Death and journalism have always maintained a delicate and sometimes weird relationship. During my days as a news writer for the old United Press International, my first lesson on the subject involved events with death tolls. Any time the death toll is uncertain, the rule was to always go with the lowest ascertainable figure available. The logic for low-balling death counts was clear as crystal; in news copy, it’s easier to kill people than it is to bring them back from the dead.
I was also taught the standard rules that applied to reporting on deaths. There’s weren’t a lot of them but they managed to cover most circumstances:
- Was the person a minor? (Child deaths are always more sensitive)
- Was the person a public official? (The public’s right to know is paramount)
- Was the death a public event? (Was it caused by a natural disaster? A fire? A crime? People have a natural and legitimate interest)
- Did the person occupy a degree of public awareness? (Movie stars and other non-elected but notable persons fit into this category)
- Did the circumstances of the death include a societal or public safety issue? (Death caused by bad roads, bad policy or bad ideas are absolutely fair game)
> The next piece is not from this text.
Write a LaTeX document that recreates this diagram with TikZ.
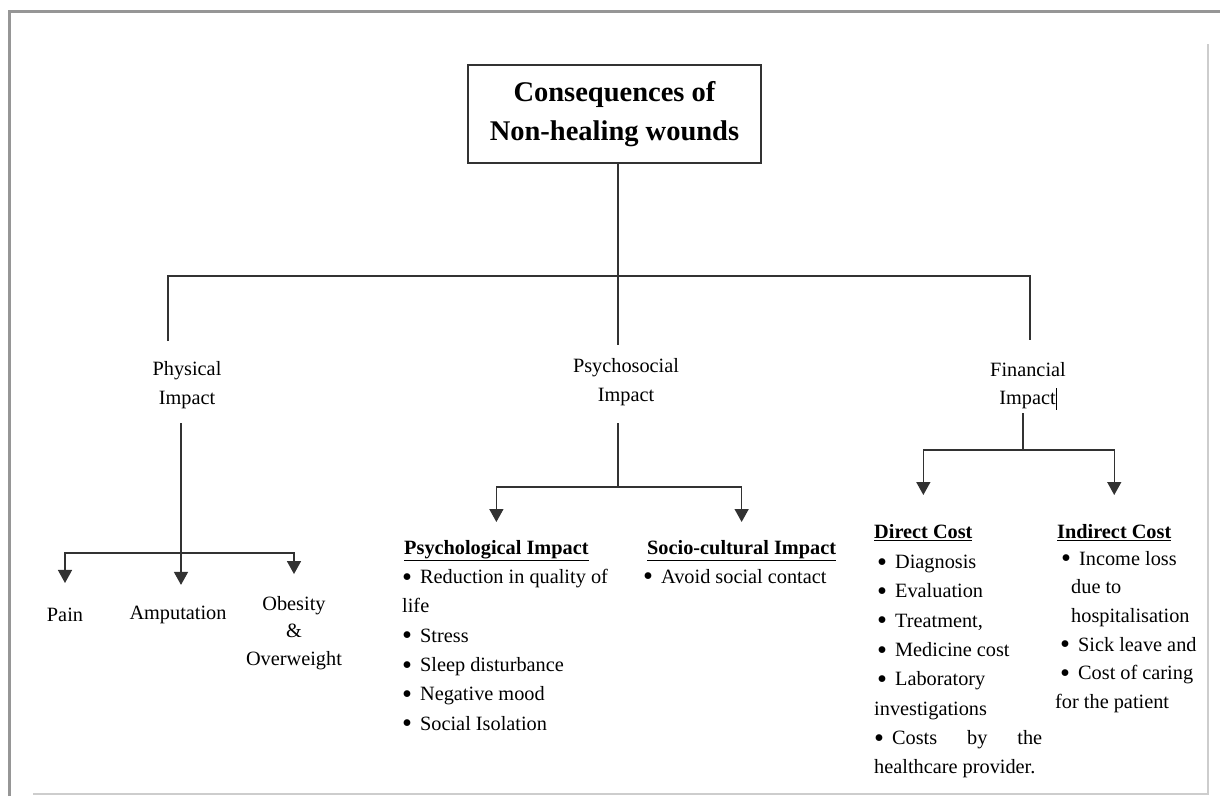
\documentclass[tikz,border=0pt]{standalone}
\usepackage{fontspec}
\setmainfont{Liberation Serif}
\usetikzlibrary{arrows.meta,calc}
\definecolor{framedark}{RGB}{150,150,150}
\definecolor{framelight}{RGB}{205,205,205}
\definecolor{linkclr}{RGB}{50,50,50}
\newcommand{\bodyfont}{\fontsize{20.3}{28.5}\selectfont}
\newcommand{\listfont}{\fontsize{20.3}{29.3}\selectfont}
\newcommand{\titlefont}{\fontsize{28.5}{39}\selectfont\bfseries}
\newcommand{\hd}[1]{\underline{\textbf{#1}}}
\newcommand{\bul}{\raisebox{-2.6pt}{\scalebox{1.4}{\textbullet}}\hspace{8pt}}
\tikzset{
  % connectors
  link/.style      = {draw=linkclr, line width=1.5pt},
  arrowlink/.style = {link, -{Triangle[width=14pt,length=13pt]}},
  % text
  lbl/.style       = {inner sep=0pt, align=center, font=\bodyfont},
  headlbl/.style   = {inner sep=0pt, anchor=north west, font=\listfont},
  listlbl/.style   = {inner sep=0pt, anchor=north west, align=left, font=\listfont},
  titlebox/.style  = {draw=linkclr, line width=1.5pt, inner sep=0pt,
                      minimum width=293pt, minimum height=98pt,
                      align=center, font=\titlefont},
}
\begin{document}
\begin{tikzpicture}[x=1pt, y=-1pt]
  \useasboundingbox (0,0) rectangle (1220,796);
  % frame
  \draw[framedark, line width=3pt] (9,796) -- (9,11) -- (1220,11);
  \draw[framelight, line width=1.5pt] (33,794) -- (1208,794) -- (1208,44);
  % top level
  \node[titlebox] (title) at (614.5,114) {Consequences of\\Non-healing wounds};
  \node[lbl] (phys) at (187,385) {Physical\\Impact};
  \node[lbl] (psy)  at (626,382) {Psychosocial\\Impact};
  \node[lbl] (fin)  at (1028,386) {Financial\\Impact\rule[-5pt]{0.9pt}{22pt}};
  \coordinate (hub)    at (618,276);
  \coordinate (physIn) at (168,341);
  \coordinate (psyIn)  at (618,345);
  \coordinate (finIn)  at (1030,340);
  \draw[link] (title.south -| hub) -- (hub);
  \draw[link] (physIn) |- (hub) -| (finIn);
  \draw[link] (hub) -- (psyIn);
  % physical impact
  \coordinate (physOut) at (181,423);
  \coordinate (physBar) at (181,553);
  \node[lbl] (pain)  at (65,615) {Pain};
  \node[lbl] (amput) at (178,615) {Amputation};
  \node[lbl, font=\fontsize{20.3}{27.5}\selectfont] (obese) at (294,633) {Obesity\\\&\\Overweight};
  \draw[arrowlink, shorten >=21pt] (physOut) -- (physOut |- amput.north);
  \draw[arrowlink, shorten >=25pt] (physBar) -| (pain.north);
  \draw[arrowlink, shorten >=22pt] (physBar) -| (obese.north);
  % psychosocial impact
  \coordinate (psyOut) at (618,423);
  \coordinate (psyBar) at (618,487);
  \node[headlbl] (psyhead) at (404,540) {\hd{Psychological Impact}};
  \node[headlbl] (sochead) at (647,540) {\hd{Socio-cultural Impact}};
  \draw[link] (psyOut) -- (psyBar);
  \draw[arrowlink, shorten >=18pt] (psyBar) -| (psyhead.north);
  \draw[arrowlink, shorten >=18pt] (psyBar) -| (sochead.north);
  \node[listlbl] (psylist) at (402,569) {\bul Reduction in quality of\\life\\\bul Stress\\\bul Sleep disturbance\\\bul Negative mood\\\bul Social Isolation};
  \node[listlbl] (soclist) at (643,569) {\bul Avoid social contact};
  % financial impact
  \coordinate (finOut) at (1023,413);
  \coordinate (finBar) at (1023,450);
  \node[headlbl] (dcost) at (874,524) {\hd{Direct Cost}};
  \node[headlbl] (icost) at (1057,524) {\hd{Indirect Cost}};
  \draw[link] (finOut) -- (finBar);
  \draw[arrowlink, shorten >=29pt] (finBar) -| (dcost.north);
  \draw[arrowlink, shorten >=29pt] (finBar) -| (icost.north);
  \node[listlbl] (dlist) at (874,555) {\hspace*{3pt}\bul Diagnosis\\\hspace*{3pt}\bul Evaluation\\\hspace*{3pt}\bul Treatment,\\\hspace*{3pt}\bul Medicine cost\\\hspace*{3pt}\bul Laboratory\\investigations\\\makebox[168pt][s]{\bul Costs by the}\\healthcare provider.};
  \node[listlbl, font=\fontsize{20.3}{28.6}\selectfont] (ilist) at (1055,551) {\hspace*{6pt}\bul Income loss\\\hspace*{16pt}due to\\\hspace*{16pt}hospitalisation\\\hspace*{5pt}\bul Sick leave and\\\hspace*{5pt}\bul Cost of caring\\for the patient};
\end{tikzpicture}
\end{document}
- Was it a freak of nature? (People are just sort of attracted to, well, freak stories)
- Is it a slow news day? (Like it or not, it’s a fact of life when covering death)
- What is the geographic depth of interest? (A routine death in a smaller town is far more newsworthy than a routine death in a major city)
Regrettably, even these somewhat loosy-goosey protocols of decorum and judgment have been lost in what passes for 21st-century reporting, the most recent example being this dreadful breach of professionalism from Gawker.
The website decided to publish an article about a suicide in California. Depending on the identity of the victim, suicide can be an issue of legitimate journalistic interest, but in this case, there was nothing inherently newsworthy about the incident. Unless, of course, one wishes to exploit a tragedy to bash a news organization with which the website disagrees namely, Fox News.
The story involves a 39-year old woman, Julianna Rolle, who died after falling from a 100-foot cliff last weekend, and police attributed the death to suicide. The woman also used to work for Fox News. So how might this qualify as news under any recognized, professional standard?
While Ms. Rolle had once worked at a TV news organization, she was not an on-air talent recognizable to millions of viewers; she was a producer who toiled off-camera. She wasn’t even a currently employed or recently departed producer for Fox News. Had she been working for Fox at the time of her death it might make the story defensible, but according to a statement from the news channel, she had last worked at Fox in 2005, having started there in 1997.
A local paper noted that the woman was “devastated” by the death of her mother, Theresa, several months ago, and a physician ruled the death a suicide because of depression. Even if this speculation is correct, the fact that people grow depressed over the death of a parent isn’t unique and certainly not illustrative of any larger societal concern.
The woman’s death is legitimate news in her home town of Rancho Palos Verdes (Pop. 41,145 according to the 2000 census) but in no discernable way does it constitute national news. She was not a public figure, she was not nationally known or widely recognized by the public, there were no societal implications involved with her death, and she had worked as a producer for Fox for only eight years (as opposed to someone who spent the larger part of a career there).
This all begs the question of why Gawker chose to promote this particular story as newsworthy. The only plausible explanation is that it’s a cheap shot against Fox. A comment following the story by its author, Hamilton Nolan, comes across as the defense of one who has knowingly done something wrong yet subscribes to the “That’s my story and I’m stickin’ to it,” philosophy so well articulated by country singer Collin Raye.
This is a media story. A former Fox News producer committed suicide. Had I had a good and available photo of Rolle, I would have run that instead of the Fox News logo. You will notice the vitriol here is coming from some crazy commenters; it is not contained in the text of this post. This is “reporting a media story,” not “exploiting.
To call this a media story is preposterous. The death of a current or retired TV producer might qualify as media story in the trade press (as this story originated) but a woman who had been away from the business almost as long as she was in it doesn’t pass that litmus test for national coverage.
It’s impossible to look into a person’s skull and figure out what they are thinking when they do something dumb, so I can’t speculate what went into the ill-advised decision to publish this. The fact that it fails every known test of journalistic judgment might be rooted in animus against Fox, or something more pedestrian, such as having a rookie on the editor’s desk. Whatever the case, however, it’s an unusually disrespectful treatment of a dead woman and her family.
The German philosopher Immanuel Kant is credited with saying that ethics demands we do not treat other people only as a means to our ends. In the case of Gawker and the death of Julianna Rolle, it looks like that is precisely what they did. Which tells you all you need to know about Gawker.